For some retail workers, safety threats are a motivation for unionizing
Retail workers are continuing to voice concerns about violence prevention and workplace safety, leading some to support union drives in the hopes of securing trainings and new prevention measures.
Bear Spiegel, is a bookseller at Barnes & Noble at the Union Square location in New York City, which has had a union for about a year. Spiegel said workers have experienced verbal abuse from customers; he recalled someone saying how having pronouns listed on a name badge threatened American family values.
“One of the main reasons we unionized was worker safety,” Spiegel said.
Ensuring worker safety is becoming a top priority for many in the retail industry amid the threats of organized crime, aggravated customers or random acts of violence. In response, some lawmakers are proposing new regulations, like a New York bill that would require companies to host regular trainings and install panic buttons. A recent California proposal would put staffing requirements on self-checkout lanes. But such legislation can take a long time to weave its way to passage, and may be opposed by companies that despise one-size-fits-all requirements.
Meanwhile, on the worker side, some see union contracts as a way to help shore up their protections. Federal data shows there are about 648,000 retail union members, representing about 4.3% of the sector’s workforce. Multiple retail workers who have spoken to Modern Retail on the condition of anonymity have mentioned workplace safety as part of their reasons for organizing. “Safety issues are a major concern with us, because of the lack of training on how to deal with combative or confrontational customers,” one retail worker from New York City said. “There’s not very clear policy [around] how those people are handled.”
Once formed, unions have the potential to weigh in on safety trainings or standards during contract negotiations. Most contracts, if not all, tend to provide some sort of language around required trainings that can be hammered out during the negation process.
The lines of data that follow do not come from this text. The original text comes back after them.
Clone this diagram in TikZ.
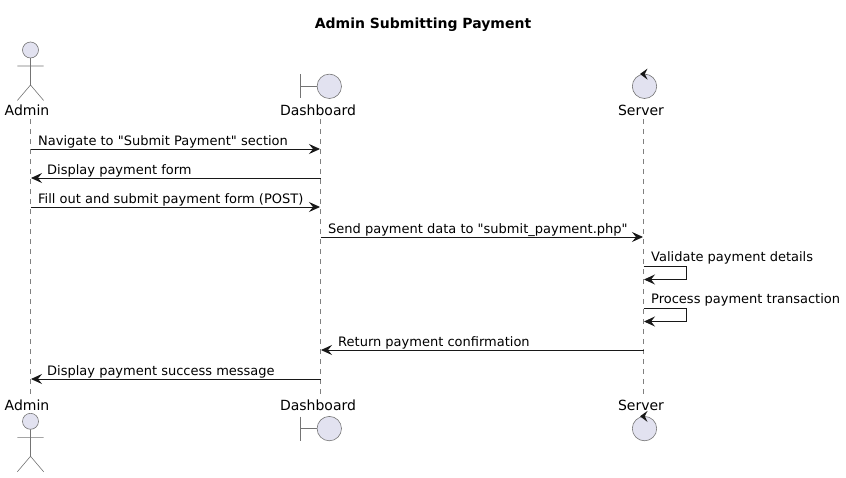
\documentclass[tikz,border=0pt]{standalone}
\usepackage{fontspec}
\setmainfont{DejaVu Sans}
\newfontfamily\plainfont{DejaVu Sans}
\usepackage{xcolor}
\usetikzlibrary{calc,arrows.meta,positioning}
\definecolor{inkx}{HTML}{181818}
\definecolor{softbg}{HTML}{E2E2F0}
\tikzset{
  x=1pt,y=-1pt,
  ar/.style={-{Stealth[length=11pt,width=10pt,inset=4pt]},line width=.9pt,inkx,shorten >=.5pt},
  lifeline/.style={inkx!55,line width=.6pt,dash pattern=on 5pt off 5pt},
  shp/.style={draw=inkx!60,line width=.6pt},
  orb/.style={shp,fill=softbg},
  party/.style={font=\fontsize{14}{16}\selectfont,inner sep=0pt,anchor=base,text=black},
  msg/.style={font=\plainfont\fontsize{13}{15}\selectfont,inner sep=0pt,anchor=base west,text=black}
}
\begin{document}
\begin{tikzpicture}
\useasboundingbox (0,0) rectangle (846,477);
\def\xA{30.5}\def\xD{320.5}\def\xS{643.5}
\node[font=\bfseries\fontsize{14}{16}\selectfont,inner sep=0pt,anchor=base] (title) at (423,28) {Admin Submitting Payment};
% participant names
\node[party] (adminTop) at (27,115) {Admin};
\node[party] (dashTop) at (318,115) {Dashboard};
\node[party] (serverTop) at (641,115) {Server};
\node[party] (adminBot) at (27,410) {Admin};
\node[party] (dashBot) at (318,410) {Dashboard};
\node[party] (serverBot) at (641,410) {Server};
% lifelines
\coordinate (aT) at (\xA,119); \coordinate (aB) at (\xA,395);
\coordinate (dT) at (\xD,119); \coordinate (dB) at (\xD,395);
\coordinate (sT) at (\xS,119); \coordinate (sB) at (\xS,395);
\draw[lifeline] (aT) -- (aB);
\draw[lifeline] (dT) -- (dB);
\draw[lifeline] (sT) -- (sB);
% actor, top and bottom
\foreach \y in {50,421.3}{
  \draw[orb] (\xA,\y) circle (8);
  \draw[shp] (\xA,\y+8) -- (\xA,\y+35) (17.3,\y+16) -- (43.7,\y+16)
    (17.3,\y+50.5) -- (\xA,\y+35) -- (43.7,\y+50.5);
}
% boundary, top and bottom
\foreach \y in {86.3,428.6}{
  \draw[shp] (300.3,\y-12) -- (300.3,\y+12) (300.3,\y) -- (317,\y);
  \draw[orb] (329.3,\y) circle (12.2);
}
% control, top and bottom
\foreach \y in {86.3,428.6}{
  \draw[orb] (644.5,\y) circle (12.2);
  \fill[inkx] (640,\y-12.3) -- (647.6,\y-17.8) -- (644.8,\y-12.3) -- (647.6,\y-6.6) -- cycle;
}
% messages
\foreach \n/\y in {1/149,2/178,3/207,4/237,5/350,6/379}{
  \coordinate (a\n) at (\xA,\y);
  \coordinate (d\n) at (\xD,\y);
  \coordinate (s\n) at (\xS,\y);
}
\draw[ar] (a1) -- (d1);
\draw[ar] (d2) -- (a2);
\draw[ar] (a3) -- (d3);
\draw[ar] (d4) -- (s4);
\draw[ar] (s5) -- (d5);
\draw[ar] (d6) -- (a6);
\node[msg] (m1) at (38,145.5) {Navigate to "Submit Payment" section};
\node[msg] (m2) at (47,174.5) {Display payment form};
\node[msg] (m3) at (38,203.5) {Fill out and submit payment form (POST)};
\node[msg] (m4) at (328,233.5) {Send payment data to "submit\_payment.php"};
\node[msg] (m5) at (338,346.5) {Return payment confirmation};
\node[msg] (m6) at (47,375.5) {Display payment success message};
% self messages
\coordinate (v1) at (\xS,266); \coordinate (v2) at (\xS,279.5);
\coordinate (p1) at (\xS,308.3); \coordinate (p2) at (\xS,321.5);
\draw[ar] (v1) -- (686.7,266) -- (686.7,279.5) -- (v2);
\draw[ar] (p1) -- (686.7,308.3) -- (686.7,321.5) -- (p2);
\node[msg] (m7) at (651,261) {Validate payment details};
\node[msg] (m8) at (651,303) {Process payment transaction};
\end{tikzpicture}
\end{document}
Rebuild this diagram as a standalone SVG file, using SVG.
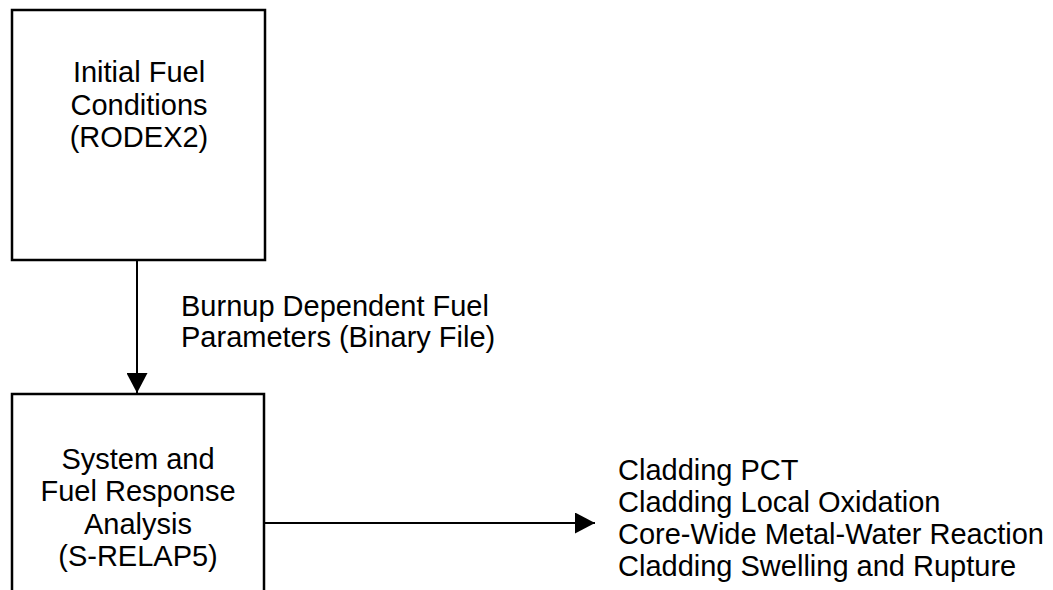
<svg xmlns="http://www.w3.org/2000/svg" width="1053" height="590" viewBox="0 0 1053 590">
  <style>
    .box { fill: #ffffff; stroke: #000000; stroke-width: 2.5; }
    .t { font-family: "Liberation Sans", Arial, sans-serif; font-size: 29px; fill: #000000; }
    .c { text-anchor: middle; }
    .edge { stroke: #000000; stroke-width: 2; fill: none; }
  </style>
  <defs>
    <marker id="arrow" markerWidth="20" markerHeight="21" refX="20" refY="10.5" orient="auto" markerUnits="userSpaceOnUse">
      <path d="M0,0 L20,10.5 L0,21 Z" fill="#000000"/>
    </marker>
  </defs>
  <rect width="1053" height="590" fill="#ffffff"/>
  <g id="node-rodex2">
    <rect class="box" x="12" y="10" width="253" height="250"/>
    <text class="t c" x="139" y="82">Initial Fuel</text>
    <text class="t c" x="139" y="115">Conditions</text>
    <text class="t c" x="139" y="147">(RODEX2)</text>
  </g>
  <g id="node-srelap5">
    <rect class="box" x="12" y="394" width="252" height="210"/>
    <text class="t c" x="138" y="469">System and</text>
    <text class="t c" x="138" y="501">Fuel Response</text>
    <text class="t c" x="138" y="534">Analysis</text>
    <text class="t c" x="138" y="566">(S-RELAP5)</text>
  </g>
  <g id="node-outputs">
    <text class="t" x="618" y="480">Cladding PCT</text>
    <text class="t" x="618" y="512">Cladding Local Oxidation</text>
    <text class="t" x="618" y="544">Core-Wide Metal-Water Reaction</text>
    <text class="t" x="618" y="576">Cladding Swelling and Rupture</text>
  </g>
  <g id="connectors">
    <line class="edge" x1="137" y1="260" x2="137" y2="393" marker-end="url(#arrow)"/>
    <text class="t" x="181" y="316">Burnup Dependent Fuel</text>
    <text class="t" x="181" y="347">Parameters (Binary File)</text>
    <line class="edge" x1="264" y1="523" x2="595" y2="523" marker-end="url(#arrow)"/>
  </g>
</svg>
Chelsea Connor, director of communications for the Retail, Wholesale and Department Store Union, said workplace safety language varies based on the contract and the workplace “These are things fought for and won by worker-led union contract negotiations, which happen at different intervals depending on the terms of the contracts,” Connor said,
Some safety-related provisions may include minimum staffing numbers at stores to ensure that someone isn’t working alone. Often, there may be a provision that safety issues go to a labor management committee, which is formed after the contract is ratified to go over issues that come up. Connor said that means workers can push for the particular trainings they need throughout the term of the contract as workplace issues change.
“Our retail contracts provide for safety trainings for workers around workplace violence in some form or at a minimum a process by which to obtain them in some form through labor-management committees or general training outlines,” Connor said.
At the Union Square Barnes & Noble, Spiegel said the workers received de-esclalation training only after their union vote. This can help associates handle customers who are aggravated by giving them ideas and examples on how to diffuse a situation. “We will often get people who are combative, who are unstable. We, as workers, are the first line of people who have to deal with that before managers or security become involved,” Spiegel said.
But Spiegel said workers would like to see requirements around such trainings. The workers are also pushing for language that helps them communicate with security guards who are employed by a third-party company. There can be high turnover with security guards, who are mostly there for loss prevention, Spiegel said, and it could be beneficial for the workforce to have a better sense of who they are and what the security company is doing. Panic buttons are not in the contract language, Spiegel said, but “it would be great” if they were. “There’s truly so much that we need that we’re fighting for that I don’t think should be controversial things to put in a contract,” Spiegel said, “but we’re having trouble agreeing on a lot of these things.”
A spokesperson for Barnes and Noble didn’t immediately return a response for comment on the status of contract negotiations or whether it addresses worker safety.
David Johnston, vice president of asset protection and retail operations at the National Retail Federation, told Modern Retail that workplace safety is the number one priority for retailers — regardless of union status at the store.
Many companies are increasingly concerned about theft and violence stemming from organized retail crime rings, Johnston said. In response, retailers are frequently putting in policies to observe and report, rather than have an associate intervene. Armed security guards may not act as a deterrent in those situations, Johnston said, with multiple instances of security guards being shot during robbery attempts tallying up over the past year.
“Shoplifting is no longer the invisible crime,” Johnston said. “There are walking up and loading shopping carts in front of employees. And when there’s an attempt to apprehend them or engage with them, many are taking threatening activities or acts of violence. It’s always better to remove yourself, observe, report and notify law enforcement.”